The best possible way to experience an album for the first time: as a one-night-only feature film, with some halting interview footage and rehearsals and home stuff, but also the songs played in full, with a different magnificent visual scheme for each.

J. Bleasdale:

Cave is someone who is stronger when he is singing. Likewise, the film becomes more cinematic at this point, creating essentially standalone footage of the songs, swooping through chinks in the studio wall to sail over the city.

It’s good to know a couple basic details of the Traumatic Event beforehand since the movie doesn’t spell it out – nobody’s here to talk about that, just about the process of getting through the aftermath, through the music and otherwise. Having some knowledge of the Event makes certain conversations, song lyrics and performances unbearably moving.
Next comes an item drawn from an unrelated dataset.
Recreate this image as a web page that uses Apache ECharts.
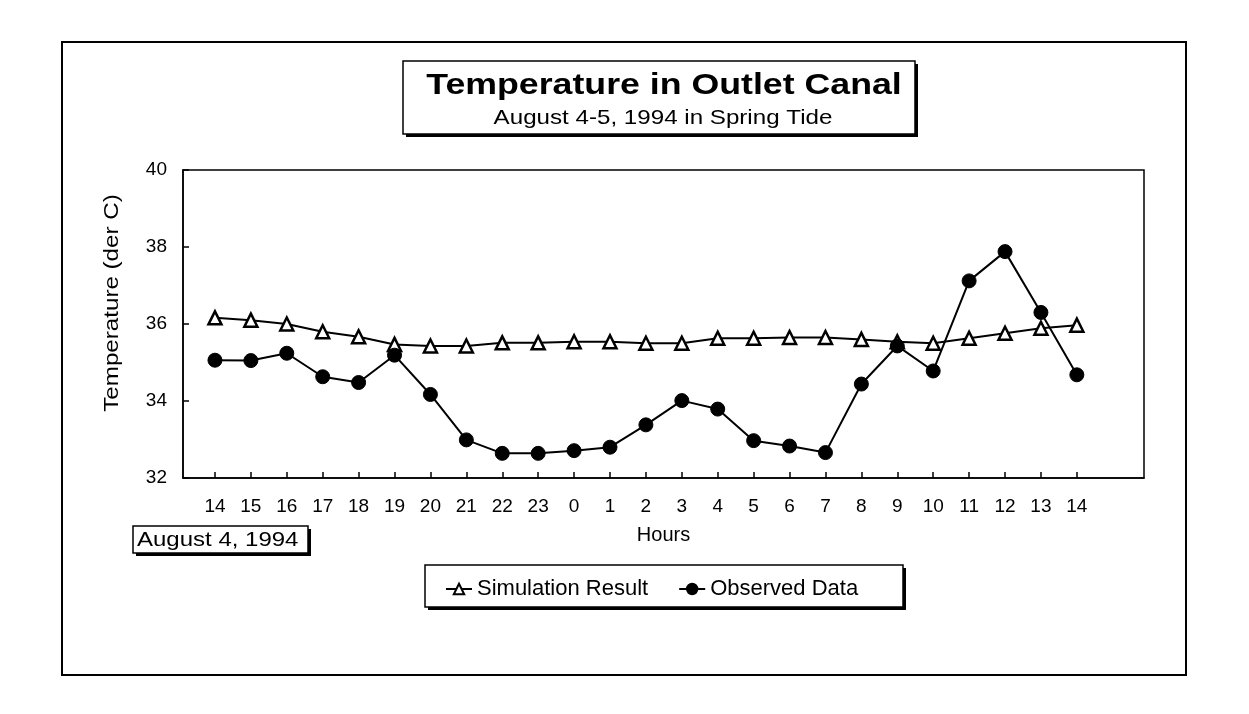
<!DOCTYPE html>
<html>
<head>
<meta charset="utf-8">
<script src="https://cdn.jsdelivr.net/npm/echarts@6/dist/echarts.min.js"></script>
<style>
html,body{margin:0;padding:0;background:#fff;}
#chart{width:1249px;height:714px;}
</style>
</head>
<body>
<div id="chart"></div>
<script>
// Hour labels (Aug 4 14:00 to Aug 5 14:00)
const hours = ['14','15','16','17','18','19','20','21','22','23','0','1','2','3','4','5','6','7','8','9','10','11','12','13','14'];
// Simulation Result (deg C)
const simulation = [36.16,36.10,36.00,35.80,35.67,35.47,35.43,35.43,35.51,35.51,35.54,35.54,35.50,35.50,35.63,35.63,35.65,35.65,35.60,35.54,35.50,35.63,35.76,35.89,35.97];
// Observed Data (deg C)
const observed = [35.06,35.05,35.24,34.63,34.48,35.19,34.17,32.99,32.64,32.64,32.71,32.80,33.38,34.01,33.79,32.97,32.83,32.66,34.44,35.43,34.78,37.12,37.88,36.30,34.68];
const yTicks = [32,34,36,38,40];

const FONT = '"Liberation Sans", Arial, sans-serif';
const chart = echarts.init(document.getElementById('chart'));

function boxWithShadow(x, y, w, h, sh) {
  return [
    {type:'rect', shape:{x:x+sh, y:y+sh, width:w, height:h}, style:{fill:'#000'}, z:1},
    {type:'rect', shape:{x:x, y:y, width:w, height:h}, style:{fill:'#fff', stroke:'#000', lineWidth:1.5}, z:2}
  ];
}
function label(text, x, y, font, sx, rot, align) {
  return {type:'text', x:x, y:y, scaleX:sx || 1, rotation:rot || 0, z:5,
    style:{text:text, font:font, fill:'#000', align:align||'center', verticalAlign:'middle',
      textAlign:align||'center', textVerticalAlign:'middle'}};
}

const option = {
  backgroundColor:'#fff',
  animation:false,
  grid:{left:183, top:170, right:105, bottom:236, show:true, borderColor:'#000', borderWidth:1.5, backgroundColor:'transparent'},
  xAxis:{
    type:'value', min:-0.89, max:25.87,
    name:'Hours', nameLocation:'middle', nameGap:47,
    nameTextStyle:{fontFamily:FONT, fontSize:20, color:'#000'},
    axisLine:{show:true, onZero:false, lineStyle:{color:'#000', width:1.5}},
    axisTick:{show:true, inside:true, length:6, lineStyle:{color:'#000', width:1.5}, customValues: hours.map((h,i)=>i)},
    axisLabel:{show:true, margin:19, fontFamily:FONT, fontSize:19, color:'#000',
      customValues: hours.map((h,i)=>i), formatter:(v)=>hours[Math.round(v)]},
    splitLine:{show:false}
  },
  yAxis:{
    type:'value', min:32, max:40, interval:2,
    axisLine:{show:true, onZero:false, lineStyle:{color:'#000', width:1.5}},
    axisTick:{show:true, inside:true, length:6, lineStyle:{color:'#000', width:1.5}},
    axisLabel:{margin:16, fontFamily:FONT, fontSize:19, color:'#000', formatter:(v)=>yTicks.includes(v)?String(v):''},
    splitLine:{show:false}
  },
  legend:{
    left:440, top:573, itemWidth:26, itemHeight:13, itemGap:30,
    textStyle:{fontFamily:FONT, fontSize:22, color:'#000'},
    data:['Simulation Result','Observed Data'], z:10
  },
  series:[
    {name:'Simulation Result', type:'line', data: hours.map((h,i)=>[i, simulation[i]]),
      symbol:'triangle', symbolSize:13, lineStyle:{color:'#000', width:2},
      itemStyle:{color:'#fff', borderColor:'#000', borderWidth:2.5}, z:3},
    {name:'Observed Data', type:'line', data: hours.map((h,i)=>[i, observed[i]]),
      symbol:'circle', symbolSize:14, lineStyle:{color:'#000', width:2},
      itemStyle:{color:'#000', borderColor:'#000', borderWidth:1}, z:4}
  ],
  graphic:[
    {type:'rect', shape:{x:62, y:42, width:1124, height:633}, style:{fill:'none', stroke:'#000', lineWidth:2}, z:0},
    ...boxWithShadow(403, 61, 512, 73, 3),
    label('Temperature in Outlet Canal', 664, 86, 'bold 30px ' + FONT, 1.19),
    label('August 4-5, 1994 in Spring Tide', 663, 118, '21px ' + FONT, 1.15),
    label('Temperature (der C)', 112, 303, '21px ' + FONT, 1.15, Math.PI/2),
    ...boxWithShadow(133, 526, 175, 27, 3),
    label('August 4, 1994', 137, 540, '20px ' + FONT, 1.2, 0, 'left'),
    ...boxWithShadow(425, 565, 478, 42, 3)
  ]
};
chart.setOption(option);
</script>
</body>
</html>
That feeling seeped into the album when I first played it the next day, but I’m feeling it less as time passes since watching the movie version – maybe I need to stop listening to the album for a while.

J. Kiang:

Cave wrote the songs which appear on the new Bad Seeds album Skeleton Tree before Arthur’s death but recorded them afterward, and Dominik’s film is a document of that recording … The “event,” in Cave’s own words, instantly made him into another person, into “someone else inside my skin.” So the Cave we see singing is not the same Cave who wrote the words in his mouth, and yet the songs are all, every one of them, about dread and loss and love so sharp and yearning it feels like hurt. The uncanny resonances that the lyrics contain — and always contained — can be ascribed to the fact that Cave’s songwriting has always tended toward the doomy, but he suggests, with typically matter-of-fact mysticism, it’s also partly because his songs have elements of prophecy. That thought, of tragedy foretold, might be enough to drive another person mad, but like everything else in the jetstream of an unimaginable horror, the logic of the old you, the way you think you would behave if such-and-such occurred, is simply obliterated. It’s one of the reasons, Cave explains at the start of the film, why he’s moved away from narrative in his songwriting: he just doesn’t believe any more that life happens neatly, one thing then the next, the way it does in stories.

Dominik seems interesting. I vaguely recall watching his Chopper on DVD (to check out that Eric Bana guy before his Hulk movie opened), and IMDB says he did uncredited camera work on The New World.

G. Kenny:

As it happens, Cave himself commissioned the film on realizing that once the record was to be released, he would be obliged to promote it. He is still so seared by his trauma that he can’t bear the idea of being asked by journalists about it repeatedly; so this, then, is his communiqué, albeit a communiqué mediated by another genuine artist.